Without including any images, repeat the data exactly.
Start of DATA SECTION
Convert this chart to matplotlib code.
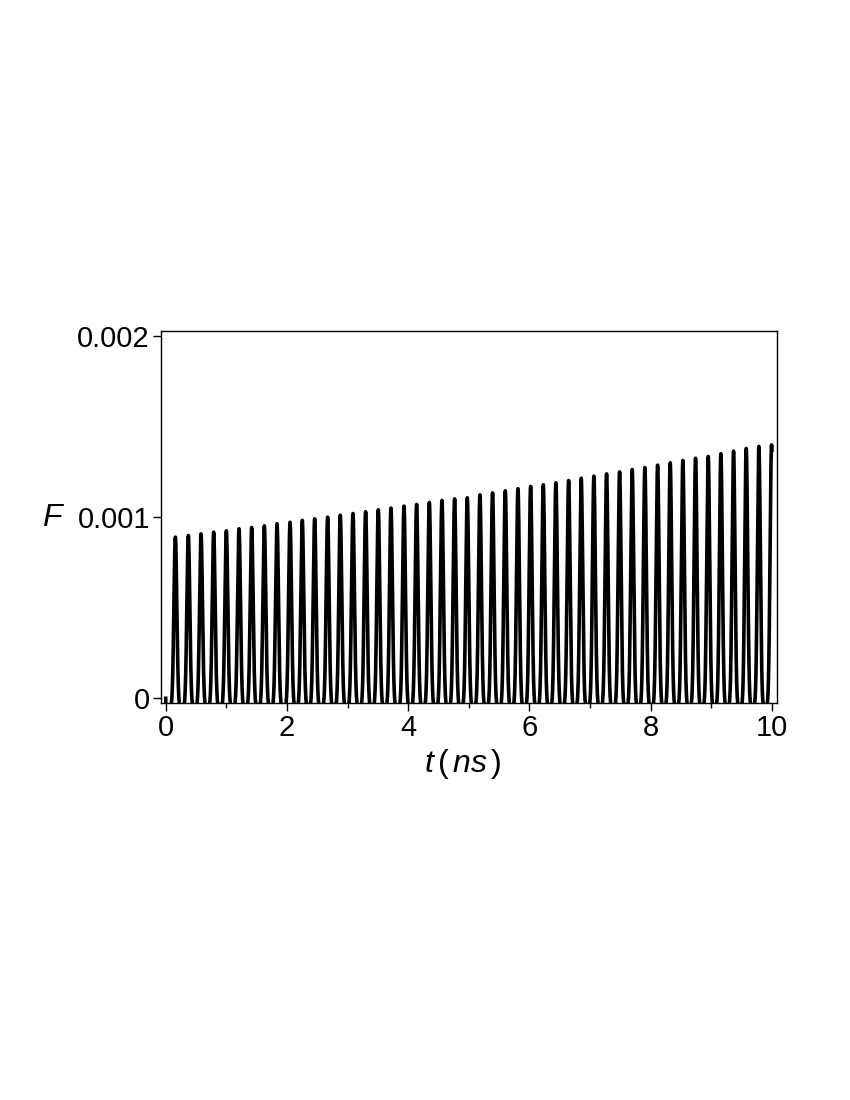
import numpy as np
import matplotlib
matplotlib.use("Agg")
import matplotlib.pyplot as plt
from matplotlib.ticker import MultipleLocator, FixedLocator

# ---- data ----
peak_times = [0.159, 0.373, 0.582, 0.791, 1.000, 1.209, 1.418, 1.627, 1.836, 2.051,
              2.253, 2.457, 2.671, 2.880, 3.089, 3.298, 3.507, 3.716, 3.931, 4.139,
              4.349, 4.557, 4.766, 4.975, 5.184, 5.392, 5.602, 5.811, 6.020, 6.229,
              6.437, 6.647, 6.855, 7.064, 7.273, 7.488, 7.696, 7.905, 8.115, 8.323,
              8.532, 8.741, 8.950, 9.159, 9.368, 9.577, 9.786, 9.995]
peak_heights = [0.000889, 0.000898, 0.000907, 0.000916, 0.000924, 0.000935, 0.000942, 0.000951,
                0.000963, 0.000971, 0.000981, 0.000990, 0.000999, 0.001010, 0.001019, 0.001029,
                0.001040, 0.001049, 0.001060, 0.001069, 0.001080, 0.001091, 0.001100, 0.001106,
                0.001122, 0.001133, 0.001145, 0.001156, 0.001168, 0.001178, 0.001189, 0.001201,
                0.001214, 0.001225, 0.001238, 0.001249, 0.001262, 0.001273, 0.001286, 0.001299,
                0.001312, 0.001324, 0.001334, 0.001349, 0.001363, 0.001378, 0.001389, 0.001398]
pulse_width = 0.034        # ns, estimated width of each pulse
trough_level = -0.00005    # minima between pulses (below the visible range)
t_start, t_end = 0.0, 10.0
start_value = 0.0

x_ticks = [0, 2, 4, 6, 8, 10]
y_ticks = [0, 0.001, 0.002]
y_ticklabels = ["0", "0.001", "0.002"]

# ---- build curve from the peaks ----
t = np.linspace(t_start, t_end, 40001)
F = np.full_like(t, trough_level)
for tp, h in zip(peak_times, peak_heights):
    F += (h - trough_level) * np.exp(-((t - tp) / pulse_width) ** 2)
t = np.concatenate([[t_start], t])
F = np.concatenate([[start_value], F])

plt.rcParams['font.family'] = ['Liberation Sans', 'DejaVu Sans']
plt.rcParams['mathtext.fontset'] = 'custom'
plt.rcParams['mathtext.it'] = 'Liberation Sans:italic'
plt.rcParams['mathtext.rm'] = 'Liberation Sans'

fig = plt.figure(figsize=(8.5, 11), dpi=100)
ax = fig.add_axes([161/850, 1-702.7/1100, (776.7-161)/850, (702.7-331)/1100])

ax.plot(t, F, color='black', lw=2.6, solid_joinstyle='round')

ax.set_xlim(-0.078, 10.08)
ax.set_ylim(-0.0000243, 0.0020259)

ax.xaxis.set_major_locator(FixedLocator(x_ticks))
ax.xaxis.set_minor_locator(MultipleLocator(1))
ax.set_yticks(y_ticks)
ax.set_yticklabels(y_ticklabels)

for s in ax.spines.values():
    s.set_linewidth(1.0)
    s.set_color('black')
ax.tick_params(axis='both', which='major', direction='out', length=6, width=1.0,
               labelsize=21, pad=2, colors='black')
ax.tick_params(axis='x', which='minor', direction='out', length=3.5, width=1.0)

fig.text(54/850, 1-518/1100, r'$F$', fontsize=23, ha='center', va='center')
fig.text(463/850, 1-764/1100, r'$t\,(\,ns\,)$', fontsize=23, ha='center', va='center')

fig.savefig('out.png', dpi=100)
End of DATA SECTION
= RESPONSE FOR THIS EXERCISE =
Convert this chart to matplotlib code.
import numpy as np
import matplotlib
matplotlib.use("Agg")
import matplotlib.pyplot as plt
from matplotlib.ticker import MultipleLocator, FixedLocator

# ---- data ----
peak_times = [0.159, 0.373, 0.582, 0.791, 1.000, 1.209, 1.418, 1.627, 1.836, 2.051,
              2.253, 2.457, 2.671, 2.880, 3.089, 3.298, 3.507, 3.716, 3.931, 4.139,
              4.349, 4.557, 4.766, 4.975, 5.184, 5.392, 5.602, 5.811, 6.020, 6.229,
              6.437, 6.647, 6.855, 7.064, 7.273, 7.488, 7.696, 7.905, 8.115, 8.323,
              8.532, 8.741, 8.950, 9.159, 9.368, 9.577, 9.786, 9.995]
peak_heights = [0.000889, 0.000898, 0.000907, 0.000916, 0.000924, 0.000935, 0.000942, 0.000951,
                0.000963, 0.000971, 0.000981, 0.000990, 0.000999, 0.001010, 0.001019, 0.001029,
                0.001040, 0.001049, 0.001060, 0.001069, 0.001080, 0.001091, 0.001100, 0.001106,
                0.001122, 0.001133, 0.001145, 0.001156, 0.001168, 0.001178, 0.001189, 0.001201,
                0.001214, 0.001225, 0.001238, 0.001249, 0.001262, 0.001273, 0.001286, 0.001299,
                0.001312, 0.001324, 0.001334, 0.001349, 0.001363, 0.001378, 0.001389, 0.001398]
pulse_width = 0.034        # ns, estimated width of each pulse
trough_level = -0.00005    # minima between pulses (below the visible range)
t_start, t_end = 0.0, 10.0
start_value = 0.0

x_ticks = [0, 2, 4, 6, 8, 10]
y_ticks = [0, 0.001, 0.002]
y_ticklabels = ["0", "0.001", "0.002"]

# ---- build curve from the peaks ----
t = np.linspace(t_start, t_end, 40001)
F = np.full_like(t, trough_level)
for tp, h in zip(peak_times, peak_heights):
    F += (h - trough_level) * np.exp(-((t - tp) / pulse_width) ** 2)
t = np.concatenate([[t_start], t])
F = np.concatenate([[start_value], F])

plt.rcParams['font.family'] = ['Liberation Sans', 'DejaVu Sans']
plt.rcParams['mathtext.fontset'] = 'custom'
plt.rcParams['mathtext.it'] = 'Liberation Sans:italic'
plt.rcParams['mathtext.rm'] = 'Liberation Sans'

fig = plt.figure(figsize=(8.5, 11), dpi=100)
ax = fig.add_axes([161/850, 1-702.7/1100, (776.7-161)/850, (702.7-331)/1100])

ax.plot(t, F, color='black', lw=2.6, solid_joinstyle='round')

ax.set_xlim(-0.078, 10.08)
ax.set_ylim(-0.0000243, 0.0020259)

ax.xaxis.set_major_locator(FixedLocator(x_ticks))
ax.xaxis.set_minor_locator(MultipleLocator(1))
ax.set_yticks(y_ticks)
ax.set_yticklabels(y_ticklabels)

for s in ax.spines.values():
    s.set_linewidth(1.0)
    s.set_color('black')
ax.tick_params(axis='both', which='major', direction='out', length=6, width=1.0,
               labelsize=21, pad=2, colors='black')
ax.tick_params(axis='x', which='minor', direction='out', length=3.5, width=1.0)

fig.text(54/850, 1-518/1100, r'$F$', fontsize=23, ha='center', va='center')
fig.text(463/850, 1-764/1100, r'$t\,(\,ns\,)$', fontsize=23, ha='center', va='center')

fig.savefig('out.png', dpi=100)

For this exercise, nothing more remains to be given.